According to the paper, a particular bone of contention is Conviviality’s decision to raise £30 million to fund its acquisition of 127 Central Convenience stores in December 2017. It placed 8,000,000 new ordinary shares on the market at a price of 375 pence to raise the amount.
It is claimed that investors are questioning when exactly Conviviality’s board became aware of its financial problems.
Conviviality issued its first profit warning on 8 March in which it declared that a “material error” in its financial forecasts had meant that its profit would be £5.2 million less than expected.
This was followed by an update on 14 March in which it added that it was facing a £30 million tax bill and had suspended trading in its shares.
On 21 March, it announced it would be attempting to raise £125m to pay off debts and continue trading, but on 28 March, Conviviality reported that it had failed to reach this equity target.
It suggested parts of the business may now have to be sold off, and on 29 March, filed notice of its intention to appoint administrators within 10 business days “unless circumstances change”.

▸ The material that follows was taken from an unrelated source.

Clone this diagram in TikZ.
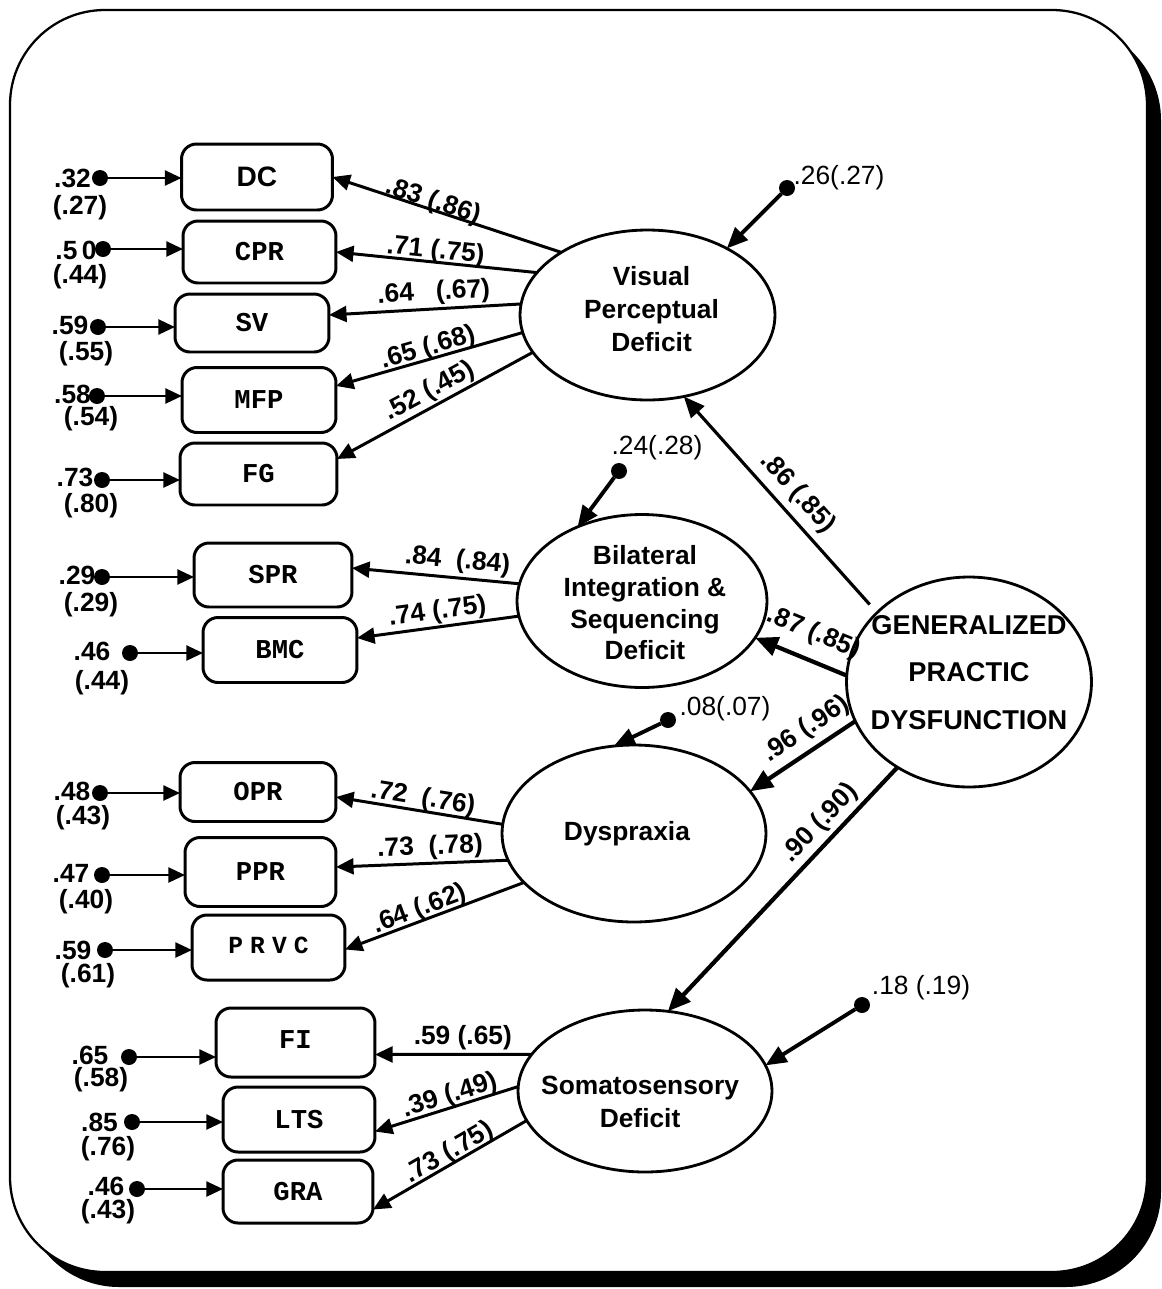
\documentclass[tikz,border=0pt]{standalone}
\usepackage{fontspec}
\setmainfont{Liberation Sans}
\setmonofont{Liberation Mono}
\usetikzlibrary{shapes.geometric,arrows.meta,calc}
\begin{document}
\begin{tikzpicture}[x=0.02cm,y=-0.02cm,
  every node/.style={inner sep=0pt, outer sep=0pt},
  num/.style={font=\fontsize{15}{17}\selectfont\bfseries},
  numr/.style={font=\fontsize{15}{17}\selectfont},
  obs/.style={draw, line width=1.7pt, rounded corners=0.3cm, font=\fontsize{15.5}{17}\selectfont\ttfamily\bfseries},
  lat/.style={draw, ellipse, line width=1.6pt},
  lt/.style={font=\fontsize{15}{19}\selectfont\bfseries, align=center},
  err/.style={circle, fill, minimum size=0.32cm},
  ld1/.style={line width=1.7pt, -{Triangle[length=10pt,width=9pt]}},
  ld2/.style={line width=1.8pt, -{Triangle[length=12pt,width=10pt]}},
  ld3/.style={line width=2.4pt, -{Triangle[length=13pt,width=11pt]}},
  ld4/.style={line width=2.2pt, -{Triangle[length=12pt,width=10pt]}},
  ea/.style={line width=1.5pt, -{Triangle[length=9.5pt,width=8.5pt]}},
  lb/.style={sloped, font=\fontsize{15}{17}\selectfont\bfseries, inner sep=0pt}
]
\useasboundingbox (0,0) rectangle (1161,1289);
% frame with shadow
\fill[rounded corners=1.9cm] (24,25) rectangle (1161,1287);
\draw[fill=white, line width=1.3pt, rounded corners=1.9cm] (10,10) rectangle (1147,1272);

% observed variables
\node[obs, minimum width=3.02cm, minimum height=1.32cm, font=\fontsize{16}{18}\selectfont\bfseries] (DC) at (257,177) {DC};
\node[obs, minimum width=3.06cm, minimum height=1.24cm] (CPR) at (259.5,252) {CPR};
\node[obs, minimum width=3.08cm, minimum height=1.16cm] (SV) at (252,323) {SV};
\node[obs, minimum width=3.08cm, minimum height=1.30cm] (MFP) at (259,400) {MFP};
\node[obs, minimum width=3.14cm, minimum height=1.24cm] (FG) at (258.5,474) {FG};
\node[obs, minimum width=3.16cm, minimum height=1.28cm] (SPR) at (273,575) {SPR};
\node[obs, minimum width=3.08cm, minimum height=1.30cm] (BMC) at (280,650) {\raisebox{-3pt}{BMC}};
\node[obs, minimum width=3.12cm, minimum height=1.18cm] (OPR) at (258,792) {OPR};
\node[obs, minimum width=3.02cm, minimum height=1.38cm] (PPR) at (260.5,872) {PPR};
\node[obs, minimum width=3.06cm, minimum height=1.30cm, font=\fontsize{14}{16}\selectfont\ttfamily\bfseries] (PRVC) at (268.5,947.5) {\raisebox{3pt}{P\hspace{4pt}R\hspace{4pt}V\hspace{4pt}C}\hspace{12pt}};
\node[obs, minimum width=3.18cm, minimum height=1.38cm] (FI) at (295.5,1042.5) {\raisebox{3pt}{FI}\hspace{6pt}};
\node[obs, minimum width=3.04cm, minimum height=1.30cm] (LTS) at (299,1119.5) {LTS};
\node[obs, minimum width=3.00cm, minimum height=1.26cm] (GRA) at (298,1191.5) {GRA};

% latent variables
\node[lat, minimum width=5.1cm, minimum height=3.4cm,
  label={[lt, xshift=2.3pt, yshift=3.4pt]center:{Visual\\Perceptual\\Deficit}}] (VPD) at (647.5,315) {};
\node[lat, minimum width=5.0cm, minimum height=3.46cm,
  label={[lt, font=\fontsize{15}{18}\selectfont\bfseries, xshift=1.7pt, yshift=-1.1pt]center:{Bilateral\\Integration \&\\Sequencing\\Deficit}}] (BISD) at (642,601) {};
\node[lat, minimum width=4.9cm, minimum height=4.2cm,
  label={[lt, font=\fontsize{15.5}{27}\selectfont\bfseries, yshift=5.4pt]center:{GENERALIZED\\PRACTIC\\DYSFUNCTION}}] (GPD) at (969,682) {};
\node[lat, minimum width=5.28cm, minimum height=3.54cm,
  label={[lt, xshift=-4pt]center:{Dyspraxia}}] (DYS) at (634,833.5) {};
\node[lat, minimum width=5.08cm, minimum height=3.24cm,
  label={[lt, xshift=-2.8pt, yshift=-6.2pt]center:{Somatosensory\\Deficit}}] (SOM) at (645,1091) {};

% error terms of observed variables
\node[err] (eDC) at (100,178) {};
\node[err] (eCPR) at (103,249) {};
\node[err] (eSV) at (98,327) {};
\node[err] (eMFP) at (97,396) {};
\node[err] (eFG) at (102,480) {};
\node[err] (eSPR) at (102,577) {};
\node[err] (eBMC) at (130,653) {};
\node[err] (eOPR) at (100,793) {};
\node[err] (ePPR) at (102,875) {};
\node[err] (ePRVC) at (105,950) {};
\node[err] (eFI) at (129,1057) {};
\node[err] (eLTS) at (132,1122) {};
\node[err] (eGRA) at (137,1189) {};

\node[num] (tDCa) at (72.5,178) {.32};
\node[num] (tDCb) at (80,208) {(.27)};
\node[num] (tCPRa) at (76,250) {.5\,0};
\node[num] (tCPRb) at (80,277) {(.44)};
\node[num] (tSVa) at (70,325) {.59};
\node[num] (tSVb) at (86,354) {(.55)};
\node[num] (tMFPa) at (72.5,394) {.58};
\node[num] (tMFPb) at (91,419) {(.54)};
\node[num] (tFGa) at (75,477) {.73};
\node[num] (tFGb) at (91,506) {(.80)};
\node[num] (tSPRa) at (77,575) {.29};
\node[num] (tSPRb) at (91,605) {(.29)};
\node[num] (tBMCa) at (92,651) {.46};
\node[num] (tBMCb) at (102,683) {(.44)};
\node[num] (tOPRa) at (72,791) {.48};
\node[num] (tOPRb) at (83,818) {(.43)};
\node[num] (tPPRa) at (71,873) {.47};
\node[num] (tPPRb) at (86,902) {(.40)};
\node[num] (tPRVCa) at (73,950) {.59};
\node[num] (tPRVCb) at (88,976) {(.61)};
\node[num] (tFIa) at (90,1055) {.65};
\node[num] (tFIb) at (101,1080) {(.58)};
\node[num] (tLTSa) at (99.5,1122) {.85};
\node[num] (tLTSb) at (108,1149) {(.76)};
\node[num] (tGRAa) at (106,1186) {.46};
\node[num] (tGRAb) at (108,1212) {(.43)};

\draw[ea] (eDC) -- (eDC -| DC.west);
\draw[ea] (eCPR) -- (eCPR -| CPR.west);
\draw[ea] (eSV) -- (eSV -| SV.west);
\draw[ea] (eMFP) -- (eMFP -| MFP.west);
\draw[ea] (eFG) -- (eFG -| FG.west);
\draw[ea] (eSPR) -- (eSPR -| SPR.west);
\draw[ea] (eBMC) -- (eBMC -| BMC.west);
\draw[ea] (eOPR) -- (eOPR -| OPR.west);
\draw[ea] (ePPR) -- (ePPR -| PPR.west);
\draw[ea] (ePRVC) -- (ePRVC -| PRVC.west);
\draw[ea] (eFI) -- (eFI -| FI.west);
\draw[ea] (eLTS) -- (eLTS -| LTS.west);
\draw[ea] (eGRA) -- (eGRA -| GRA.west);

% error terms of latent variables
\node[err] (eVPD) at (787,188) {};
\node[numr] (tVPD) at (839,178) {.26(.27)};
\node[err] (eBISD) at (619,471) {};
\node[numr] (tBISD) at (657,448) {.24(.28)};
\node[err] (eDYS) at (668,720) {};
\node[numr] (tDYS) at (725,709) {.08(.07)};
\node[err] (eSOM) at (862,1005) {};
\node[numr] (tSOM) at (921,988) {.18 (.19)};

\draw[ld4] (eVPD) -- (VPD.40);
\draw[ld4] (eBISD) -- (BISD.131);
\draw[ld4] (eDYS) -- (DYS.103);
\draw[ld4] (eSOM) -- (SOM.12.5);

% loadings
\draw[ld1] (VPD.144) -- node[lb, pos=.57, above=-2.3pt]{.83 (.86)} (DC.east);
\draw[ld1] (VPD.159) -- node[lb, pos=.51, above=-0.9pt]{.71 (.75)} (CPR.east);
\draw[ld1] (VPD.175) -- node[lb, pos=.45, above=2pt]{.64\ \ \ (.67)} ($(SV.east)+(0,-8)$);
\draw[ld1] (VPD.188) -- node[lb, pos=.49, above=-0.9pt]{.65 (.68)} ($(MFP.east)+(0,-14)$);
\draw[ld1] (VPD.198) -- node[lb, pos=.49, above=1.6pt]{.52 (.45)} ($(FG.east)+(0,-15)$);
\draw[ld1] (BISD.172) -- node[lb, pos=.38, above=2.5pt]{.84\ \ (.84)} ($(SPR.east)+(0,-7)$);
\draw[ld1] (BISD.187) -- node[lb, pos=.49, above=1.6pt]{.74 (.75)} ($(BMC.east)+(0,-12)$);
\draw[ld1] (DYS.176) -- node[lb, pos=.49, above=-0.1pt]{.72\ \ (.76)} ($(OPR.east)+(0,5)$);
\draw[ld1] (DYS.192) -- node[lb, pos=.45, above=2pt]{.73\ \ (.78)} ($(PPR.east)+(0,-5)$);
\draw[ld1] (DYS.204) -- node[lb, pos=.56, above=-0.6pt]{.64 (.62)} ($(PRVC.east)+(0,2)$);
\draw[ld1] (SOM.162) -- node[lb, pos=.44, above=2.5pt]{.59 (.65)} ($(FI.east)+(0,12)$);
\draw[ld1] (SOM.178) -- node[lb, pos=.45, above=-0.5pt]{.39 (.49)} ($(LTS.east)+(0,12)$);
\draw[ld1] (SOM.194) -- node[lb, pos=.47, above=-0.9pt]{.73 (.75)} ($(GRA.east)+(0,18)$);

% structural paths
\draw[ld2, shorten <=0.22cm] (GPD.143) -- node[lb, pos=.49, above=4.6pt]{.86 (.85)} (VPD.294);
\draw[ld3] (GPD.177) -- node[lb, pos=.47, above=8.2pt]{.87 (.85)} (BISD.342);
\draw[ld3] (GPD.199) -- node[lb, pos=.36, above=4.6pt]{.96 (.96)} (DYS.20);
\draw[ld3] (GPD.230) -- node[lb, pos=.28, above=3.2pt]{.90 (.90)} (SOM.74);
\end{tikzpicture}
\end{document}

Both the C&C Group and Molson Coors have declined to comment on the reports.
I really hope one of these potential buyers is successful for the sake of the staff. I also hope the directors walk away with nothing and even are the subject of a stock exchange investigation for how they maanged in a matter of weeks to turn a supposedly strong business into a bankrupt one and owe HMRC £30 million as well. I am sure the shareholders will be interested in the answers!
Well written Charles! Your most important word was “supposedly” Smoke and mirrors has always been their game.
Hi Mike, I hope you are keeping well. Yes there is a great deal of explaining to be done and I am sure the shareholders will be waiting with interest for it!. The fact that they could not raise the £125 m because the recovery plan was not ‘credible’ says a lot! It seems to be the board were either in ignorance of the underlying parlous state of the business or they deliberately misled the market. Either way they are damned! How can any properly run business overlook £30 m owed to the taxman?????
Think any potential buyer should know that 82% of bargain booze franchisees are leaving or have left, bargain booze as you know it is over.
Sounds as if from what you say BB is a goner anyway but even if not with so much retail competition did it really have a future. The wholesale business is fundamental sound and was run successfully and profitably (or at least the MC side) until Conviviality got their hands on it and failed to understand what they had bought and by all accounts got rid of the key people who did know how to run it!
David
82% of franchisees are having to consider leaving as a matter of survival. I am one of them but would much rather Bargain Booze was given a lifeline. It’s been my life for over ten years now and I truly hope it survives.
I think Diana Hunter should be held accountable for her part in this almighty crash…but no she has stepped down…I hope she is investigated and her £944k a year salary is given to the staff who are the innocents in all this…shameful !!!!
Well said Frances. I trust the Porsche Cayenne ‘mobile office’ will be amongst those assets recouped for the new business owners!
WSTA Chairman Dan Jago said Diana Hunter was ‘a force for good’ – I wonder if the shareholders, staff, suppliers and customers would agree?!
As a retailer, within a stones throw of a Bargain Booze shop, I would have to seriously consider the implications of one of the brand owners buying the group. Why should I support a brand that directly owns a competitor?